The introduction of Auckland Transport, the CCO for transport functions (with more than half the city's future rate spend), was discouraged even by the government's own Treasury and Department of Internal Affairs, as well as other departments.

The main proponents of the CCO system, Prime Minister John Key, Local Government Minister Rodney Hide and Transport Minister Steven Joyce, remained adamant about the introduction (and the appropriateness) of the system. Others, like the New Zealand Council for Infrastructure Development called the claim that the mayor and council would have no ability to hold the CCOs accountable "farcial nonsense".

The New Zealand Herald, Auckland's largest newspaper, ran a series of articles and editorials in March 2010 criticising the proposed move, which was described as "The lockout of Auckland", arguing that elected councillors would have little control over the day-to-day decisions, and potentially even over massive changes such as Auckland's waterfront development or the city's transport focus. The main Herald editorials noted that the CCO concept introduced "undemocratic elements" in a number of ways, and "could not stand". They also noted that saddling the super city with this system would be the most serious handicap, and a recipe for a "frustrated and disappointed citizenry".

Several editorialists went even further and accused the ACT party, and especially Rodney Hide, of preparing Auckland's assets for a sell-off, and of setting up the structure to allow it even before Aucklanders got to vote on the matter – all under the guise of a "manufactured crisis". Others, while criticising the lack of democratic oversight, dismissed concerns about asset sales, noting that amalgamation was likely to result in surplus real estate.

The Sunday Star-Times noted in an editorial that "we'll merely end up trading in political dysfunction for a quasi-commercial dysfunction forced on us by the National-led government." It also criticised, in the case of Auckland Transport, that with most of the expertise, staff and planning ability being held in the "semi-autonomous" CCO, the council would not have the central planning and policy role as claimed by the proponents of the system, but would instead have to share (or compete for) this role with Auckland Transport.

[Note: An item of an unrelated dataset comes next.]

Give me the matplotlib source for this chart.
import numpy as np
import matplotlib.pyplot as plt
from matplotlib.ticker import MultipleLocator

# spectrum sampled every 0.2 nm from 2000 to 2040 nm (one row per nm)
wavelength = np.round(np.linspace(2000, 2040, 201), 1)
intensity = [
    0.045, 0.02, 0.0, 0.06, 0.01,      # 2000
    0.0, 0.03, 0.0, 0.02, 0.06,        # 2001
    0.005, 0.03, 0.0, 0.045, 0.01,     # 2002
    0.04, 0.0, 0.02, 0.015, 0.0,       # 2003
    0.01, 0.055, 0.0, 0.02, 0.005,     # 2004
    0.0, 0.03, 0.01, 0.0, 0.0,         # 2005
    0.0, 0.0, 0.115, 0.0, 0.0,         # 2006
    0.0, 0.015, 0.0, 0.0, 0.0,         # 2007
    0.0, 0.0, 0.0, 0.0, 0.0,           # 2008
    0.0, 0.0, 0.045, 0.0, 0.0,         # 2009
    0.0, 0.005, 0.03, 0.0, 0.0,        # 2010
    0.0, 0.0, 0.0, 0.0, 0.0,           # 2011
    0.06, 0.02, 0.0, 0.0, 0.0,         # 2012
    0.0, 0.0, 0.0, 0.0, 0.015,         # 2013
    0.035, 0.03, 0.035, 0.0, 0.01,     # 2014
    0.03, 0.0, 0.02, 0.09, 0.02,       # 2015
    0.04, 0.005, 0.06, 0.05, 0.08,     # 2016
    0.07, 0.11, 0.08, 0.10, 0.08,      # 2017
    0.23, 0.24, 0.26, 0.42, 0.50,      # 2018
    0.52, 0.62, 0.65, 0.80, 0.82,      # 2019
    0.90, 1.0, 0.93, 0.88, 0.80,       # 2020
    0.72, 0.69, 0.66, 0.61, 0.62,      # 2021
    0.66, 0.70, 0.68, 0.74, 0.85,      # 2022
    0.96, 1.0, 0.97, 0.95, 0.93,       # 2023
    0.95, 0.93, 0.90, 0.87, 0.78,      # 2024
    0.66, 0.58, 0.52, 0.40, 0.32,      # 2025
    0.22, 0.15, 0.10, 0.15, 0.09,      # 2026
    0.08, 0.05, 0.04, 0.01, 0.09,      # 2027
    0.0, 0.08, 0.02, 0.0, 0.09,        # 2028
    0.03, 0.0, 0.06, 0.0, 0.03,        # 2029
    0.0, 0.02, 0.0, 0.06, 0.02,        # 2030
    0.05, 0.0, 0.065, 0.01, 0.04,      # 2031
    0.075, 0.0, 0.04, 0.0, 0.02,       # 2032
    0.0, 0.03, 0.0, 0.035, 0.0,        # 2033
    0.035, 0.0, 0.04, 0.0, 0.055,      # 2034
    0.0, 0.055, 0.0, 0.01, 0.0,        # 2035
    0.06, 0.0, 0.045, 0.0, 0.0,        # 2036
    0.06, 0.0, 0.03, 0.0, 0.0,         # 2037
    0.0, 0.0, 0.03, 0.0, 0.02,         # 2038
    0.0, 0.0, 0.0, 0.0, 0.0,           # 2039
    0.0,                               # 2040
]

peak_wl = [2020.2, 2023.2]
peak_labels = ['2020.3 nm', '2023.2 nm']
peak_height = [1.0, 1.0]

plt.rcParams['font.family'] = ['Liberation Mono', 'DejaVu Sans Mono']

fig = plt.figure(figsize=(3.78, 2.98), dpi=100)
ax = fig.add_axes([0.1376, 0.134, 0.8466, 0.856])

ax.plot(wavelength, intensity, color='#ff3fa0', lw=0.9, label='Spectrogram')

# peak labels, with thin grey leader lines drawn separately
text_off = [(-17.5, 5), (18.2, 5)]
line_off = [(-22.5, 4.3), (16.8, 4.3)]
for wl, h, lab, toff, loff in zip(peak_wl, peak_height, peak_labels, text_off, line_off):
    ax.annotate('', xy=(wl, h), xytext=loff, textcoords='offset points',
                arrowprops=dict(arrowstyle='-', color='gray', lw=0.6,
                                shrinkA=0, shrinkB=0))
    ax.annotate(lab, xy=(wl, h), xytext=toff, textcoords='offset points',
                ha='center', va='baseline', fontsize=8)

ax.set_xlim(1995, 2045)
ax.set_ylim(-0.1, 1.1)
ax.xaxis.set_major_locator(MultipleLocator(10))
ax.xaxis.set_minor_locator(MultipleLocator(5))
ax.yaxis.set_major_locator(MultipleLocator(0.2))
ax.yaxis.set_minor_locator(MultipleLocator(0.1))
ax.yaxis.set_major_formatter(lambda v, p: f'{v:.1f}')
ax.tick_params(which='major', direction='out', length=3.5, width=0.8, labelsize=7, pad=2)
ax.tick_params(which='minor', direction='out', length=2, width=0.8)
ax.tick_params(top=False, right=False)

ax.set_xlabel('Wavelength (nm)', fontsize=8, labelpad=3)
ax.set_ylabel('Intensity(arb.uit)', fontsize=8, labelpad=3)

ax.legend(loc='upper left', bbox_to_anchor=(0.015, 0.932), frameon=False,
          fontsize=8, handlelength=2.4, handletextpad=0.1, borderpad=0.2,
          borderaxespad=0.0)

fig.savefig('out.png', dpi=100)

It also argued that the Royal Commission suggested a strong council and subservient CCOs, not vice versa.

New Zealand Local Government magazine followed the story, and criticised the lack of transparency that would ensue from establishing independent CCOs.

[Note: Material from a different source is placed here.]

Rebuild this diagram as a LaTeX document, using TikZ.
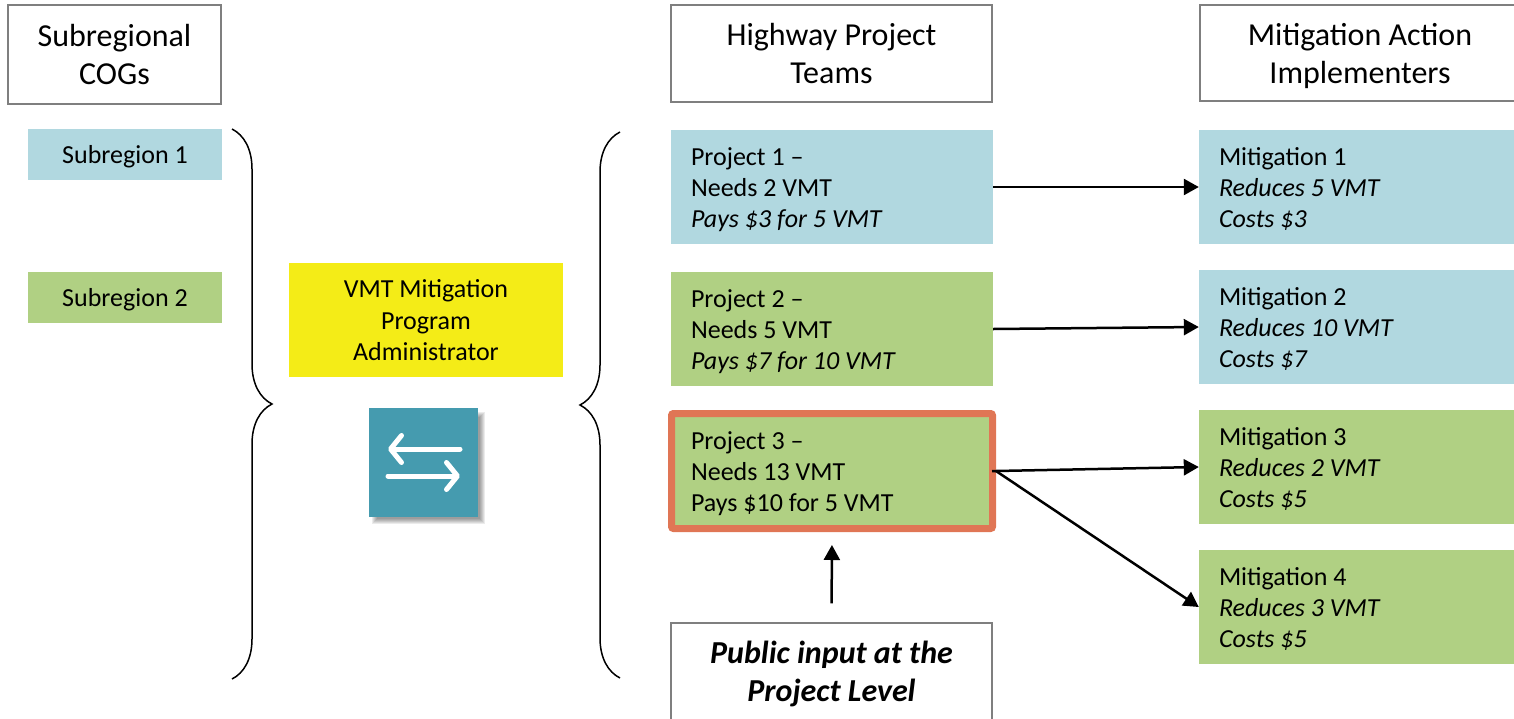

The changes were seen as a potential "neutering" of the power of the new Auckland mayor to implement the policies on which he would be elected. Further criticism was the lack of accountability of the proposed CCOs, which would not have to hold public board meetings, or provide agendas or minutes. Groups such as 'Heart of the City' (the Auckland CBD business association) also called for stronger oversight and mayoral powers over the CCOs.

=== Independent Māori Statutory Board ===
One of the proposals that was criticised by some during the initial Royal Commission proposal was the provision of elected Māori members of the council (analogous to the Māori seat representation in Parliament).

This was later dropped from the relevant establishing laws. However, it later became clear that instead, the city's new Independent Maori Statutory Board, appointed by Te Puni Kōkiri, would receive "broadly ordained powers". These included the right to send one or two delegates, with full voting powers, to any council committee meeting, and dealing with "the management and stewardship of natural and physical resources". This unelected representation of Māori on committees voting on matters such as transport and infrastructure, as well as the fact that the advisory board requested (and initially received) a $3.4 million yearly budget, created significant public concern and debate.